Ich sitze in der Laube und lese. Ich schlafe ein, ich wache auf, ich lese weiter. Ich lege das Buch weg und gucke so vor mich hin. Der Tag zerfällt in Einzelteile, die mir sonst zu selten auffallen. Es gibt mehr kleine Geräusche, als ich sonst mitbekomme. Es sitzen mehr Vögel in den Bäumen, als ich sonst sehe. Es sitzt auch ein Vogel auf dem Telefondraht vor dem Fenster, ich sehe genauer hin, das wird eine Grasmücke sein. Ich sehe sonst keine Grasmücken, nie sehe ich die. Es gibt sie aber hier, sie sitzt ja da, es ist doch bewiesen. Es sitzen wesentlich mehr Vögel auf den Drähten, als ich sonst mitbekomme, merke ich nach einer Weile, es sind hier überall birds on the wires.

Kennen Sie die Geschichte zu diesem Leonard-Cohen-Song, wie es zu diesem Bild kam? Er hat ihn auf der griechischen Insel Hydra geschrieben, auf der er mit der Marianne aus „So long, Marianne“ eine Weile lebte. Das war eine Insel, die damals in der Moderne noch nicht angekommen war, man saß da abends noch bei Kerzenlicht zusammen. Irgendwann waren diese Drähte vor seinem Fenster, die es vorher nicht gegeben hatte, das war also der Einbruch dieser Moderne in sein Insel-Idyll. Cohen fand das furchtbar. So furchtbar, dass er von der Insel wegwollte, wie er Marianne sagte. „But as they were speaking, a bird came and perched on the wire. Marianne told me she said to him, ‚If a bird can get used to the wire, Leonard, you can get used to the wire.

Das Zitat, das viel zu gut ist, um wahr zu sein, aber vielleicht dennoch stimmt, als Schreibender kennt man so etwas immerhin, kommt von der Seite Songfacts, vor der ich ausdrücklich warnen muss. Man kann da fürchterlich viel Zeit verbringen, wenn man Songgeschichten interessant findet.

Auf der brachliegenden Nachbarparzelle wippt Klatschmohn im Wind, es ist der erste in diesem Jahr, drei Blüten stehen nebeneinander. Im Gemüsebeet vorne fassen die Ranken der Zuckererbsen in die Luft, ob da nicht vielleicht irgendwo etwas zum Festhalten zu finden ist. Im Vorbeigehen ist das nur ein Beet mit irgendwelchen Nutzpflanzen, wenn man sich aber hinhockt und eine Weile guckt, dann sieht man dieses langsame Greifen nach dem Rankgerüst. Es ist eine grazile Bewegung über Stunden hinweg, über einen Tag und mehr. Schön ist das.

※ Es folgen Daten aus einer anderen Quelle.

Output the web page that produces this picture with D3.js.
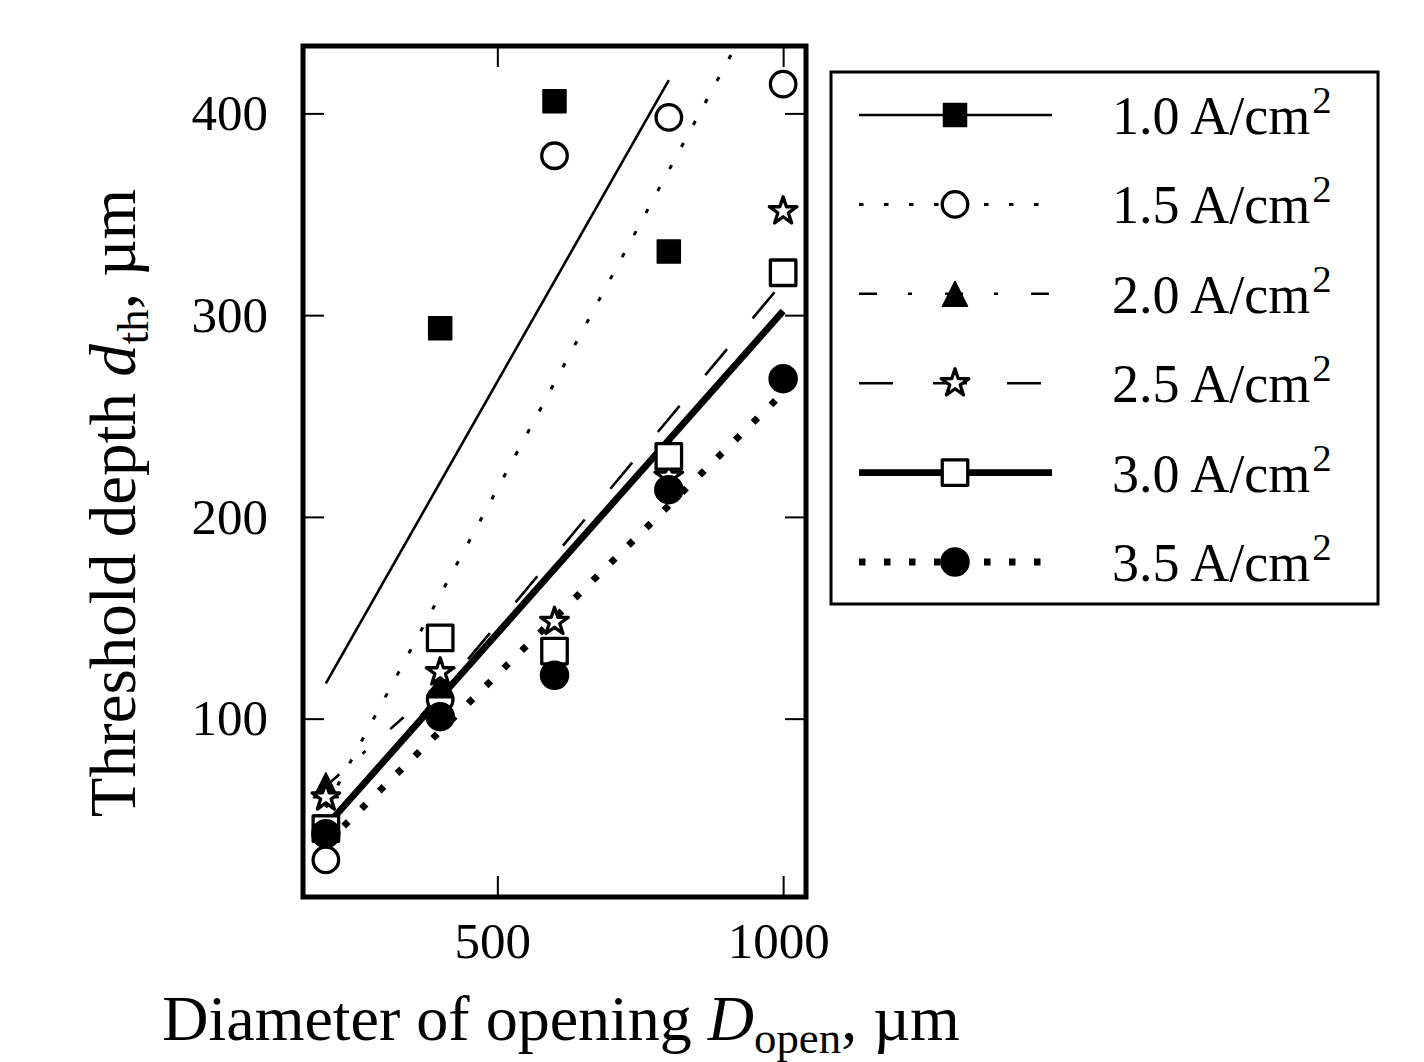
<!DOCTYPE html>
<html><head><meta charset="utf-8">
<script src="https://cdn.jsdelivr.net/npm/d3@7"></script>
<style>
body{margin:0;background:#fff}
text{font-family:"Liberation Serif","DejaVu Serif",serif;fill:#000}
</style>
</head><body>
<svg id="chart" width="1424" height="1062"></svg>
<script>
// ---------- data ----------
const openings   = [200, 400, 600, 800, 1000];
const seriesNames = ["1.0", "1.5", "2.0", "2.5", "3.0", "3.5"];
const depth10 = [46.5, 293.5, 406, 331.5, null];
const depth15 = [30, 109.5, 379, 398, 414.5];
const depth20 = [67, 116.5, null, null, null];
const depth25 = [61, 123, 148, 220, 351.5];
const depth30 = [45.5, 140, 133.5, 230, 321];
const depth35 = [43, 101, 121.5, 213.5, 268.5];
// linear-fit lines (end points)
const fitStartX = [200, 200, 200, 200, 200, 200];
const fitEndX   = [800, 1000, 400, 1000, 1000, 1000];
const fitStartY = [117.5, 56, 66.5, 45, 46.5, 38];
const fitEndY   = [416.5, 477, 116.8, 316.5, 302, 261.5];
const xTicks = [500, 1000];
const yTicks = [100, 200, 300, 400];

// ---------- styles ----------
const depths = [depth10, depth15, depth20, depth25, depth30, depth35];
const markerType = ["square", "circle", "triangle", "star", "square", "circle"];
const markerFilled = [true, false, true, false, false, true];
const lineWidth = [2.6, 3, 2.6, 2.6, 6.8, 6.8];
const lineDash = [null, "4.5 20.5", "18 31 4 33", "34 40", null, "6.5 18.5"];

const svg = d3.select("#chart");
const L = 303, R = 806, T = 46, B = 897;
const x = d3.scaleLinear().domain([160, 1040]).range([L, R]);
const y = d3.scaleLinear().domain([11.6, 433.4]).range([B, T]);

svg.append("defs").append("clipPath").attr("id", "plotclip")
  .append("rect").attr("x", L).attr("y", T).attr("width", R - L).attr("height", B - T);

function markerPath(type, filled) {
  const p = d3.path();
  if (type === "square") {
    const h = filled ? 11.5 : 12.75;
    p.rect(-h, -h, 2 * h, 2 * h);
  } else if (type === "circle") {
    const r = filled ? 14 : 12.75;
    p.arc(0, 0, r, 0, 2 * Math.PI); p.closePath();
  } else if (type === "triangle") {
    const h = 12.5;
    p.moveTo(0, -h); p.lineTo(-h, h); p.lineTo(h, h); p.closePath();
  } else if (type === "star") {
    const Ro = 14.5, Ri = 14.5 * 0.381966;
    for (let i = 0; i < 10; i++) {
      const a = -Math.PI / 2 + i * Math.PI / 5;
      const r = i % 2 === 0 ? Ro : Ri;
      const px = r * Math.cos(a), py = r * Math.sin(a);
      if (i === 0) p.moveTo(px, py); else p.lineTo(px, py);
    }
    p.closePath();
  }
  return p.toString();
}
function styleMarker(sel, i) {
  const f = markerFilled[i];
  sel.attr("d", markerPath(markerType[i], f))
    .attr("fill", f ? "#000" : "#fff")
    .attr("stroke", "#000")
    .attr("stroke-width", f ? 1.5 : 3.3)
    .attr("stroke-linejoin", "round");
}
function styleLine(sel, i) {
  sel.attr("fill", "none").attr("stroke", "#000")
    .attr("stroke-width", lineWidth[i])
    .attr("stroke-linecap", "butt");
  if (lineDash[i]) sel.attr("stroke-dasharray", lineDash[i]);
}

// ---------- fit lines ----------
const lineG = svg.append("g").attr("clip-path", "url(#plotclip)");
const lineGen = d3.line().x(d => x(d[0])).y(d => y(d[1]));
seriesNames.forEach((s, i) => {
  lineG.append("path")
    .datum([[fitStartX[i], fitStartY[i]], [fitEndX[i], fitEndY[i]]])
    .attr("d", lineGen)
    .call(styleLine, i);
});

// ---------- markers ----------
const markG = svg.append("g").attr("clip-path", "url(#plotclip)");
depths.forEach((arr, i) => {
  const pts = openings.map((o, k) => [o, arr[k]]).filter(d => d[1] != null);
  markG.selectAll(null).data(pts).enter().append("path")
    .attr("transform", d => `translate(${x(d[0])},${y(d[1])})`)
    .call(styleMarker, i);
});

// ---------- axes ----------
const fs = 51;
function styleAxis(g) {
  g.select(".domain").remove();
  g.selectAll(".tick line").attr("stroke", "#000").attr("stroke-width", 2);
  g.selectAll(".tick text").style("font-size", fs + "px").attr("fill", "#000");
}
svg.append("g").attr("transform", `translate(${L},0)`)
  .call(d3.axisLeft(y).tickValues(yTicks).tickSize(-21).tickPadding(35).tickFormat(d3.format("d")))
  .call(styleAxis);
svg.append("g").attr("transform", `translate(${R},0)`)
  .call(d3.axisRight(y).tickValues(yTicks).tickSize(-21).tickFormat(""))
  .call(styleAxis);
const xb = svg.append("g").attr("transform", `translate(0,${B})`)
  .call(d3.axisBottom(x).tickValues(xTicks).tickSize(-21).tickPadding(25).tickFormat(d3.format("d")))
  .call(styleAxis);
xb.selectAll(".tick text").attr("dx", -5);
svg.append("g").attr("transform", `translate(0,${T})`)
  .call(d3.axisTop(x).tickValues(xTicks).tickSize(-21).tickFormat(""))
  .call(styleAxis);

svg.append("rect").attr("x", L).attr("y", T).attr("width", R - L).attr("height", B - T)
  .attr("fill", "none").attr("stroke", "#000").attr("stroke-width", 5);

// ---------- axis labels ----------
const lfs = 64;
const xl = svg.append("text").attr("x", 561).attr("y", 1040)
  .attr("text-anchor", "middle").style("font-size", lfs + "px");
xl.append("tspan").text("Diameter of opening ");
xl.append("tspan").attr("font-style", "italic").text("D");
xl.append("tspan").attr("dy", 13).style("font-size", (lfs * 0.7) + "px").text("open");
xl.append("tspan").attr("dy", -13).text(", µm");

const yl = svg.append("text").attr("transform", "translate(135,503) rotate(-90)")
  .attr("text-anchor", "middle").style("font-size", (lfs + 1) + "px");
yl.append("tspan").text("Threshold depth ");
yl.append("tspan").attr("font-style", "italic").text("d");
yl.append("tspan").attr("dy", 13).style("font-size", (lfs * 0.7) + "px").text("th");
yl.append("tspan").attr("dy", -13).text(", µm");

// ---------- legend ----------
const lg = svg.append("g");
lg.append("rect").attr("x", 831).attr("y", 72).attr("width", 547).attr("height", 532)
  .attr("fill", "#fff").attr("stroke", "#000").attr("stroke-width", 3);
const lfs2 = 54;
seriesNames.forEach((s, i) => {
  const ry = 115 + i * 89.4;
  lg.append("path").attr("d", `M859,${ry}H1052`).call(styleLine, i);
  lg.append("path").attr("transform", `translate(955,${ry})`).call(styleMarker, i);
  const t = lg.append("text").attr("x", 1112).attr("y", ry + 19).style("font-size", lfs2 + "px");
  t.append("tspan").text(s + "\u2009A/cm");
  t.append("tspan").attr("dy", -21).attr("dx", 2).style("font-size", (lfs2 * 0.72) + "px").text("2");
});
</script>
</body></html>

Der Sohn und ich bauen ein weiteres Hochbeet. Es ist sehr einfach, ein Hochbeet zu bauen, lassen Sie sich bloß nichts anders erzählen. Sie brauchen vier Bretter, das ist die Wahrheit. Man kann sich von da aus beliebig steigern und auch wahnsinnig viel Geld ausgeben und sich sachbuchdick fachkundig machen, aber es fängt da an und es funktioniert auch tadellos von da aus: Vier Bretter. Sagen wir ruhig auch: Vier gefundene Bretter, denn der Schrebergärtner an sich neigte immer schon zum Sparen und zum Wiederverwenden.

Hinter der Laube ist es windstill und die Sonne kommt wieder durch. Da, wo wir arbeiten, da ist es sommerlich. Drei Meter weiter, um die Ecke der Hütte, weht der Wind fast oktoberscharf.

Der Sohn baut nach einer Weile alleine weiter, ich sitze daneben und lese. Ich lese „Ombra“ von Hanns-Josef Ortheil, es ist ein Buch über seine Rekonvaleszenz nach einer schweren Herz-OP. Ich bin mit dem Buch nicht recht einverstanden. Ich finde es aber so interessant, es weiter zu ergründen, warum ich damit nicht einverstanden bin, dass ich immer weiter und weiter lese. Es liegt nicht nur an den aus meiner Sicht viel zu vielen Ausrufezeichen, die er verwendet, es ist nicht nur das. Am Ende, so denke ich, liegt es einfach daran, dass mir der Autor über alle Erlebnisse und Empfindungen hinweg zu einverstanden mit sich selbst ist. Denn das ist etwas, nach einer Weile komme ich darauf, das mir nicht statthaft vorkommt. Da mal drüber nachdenken.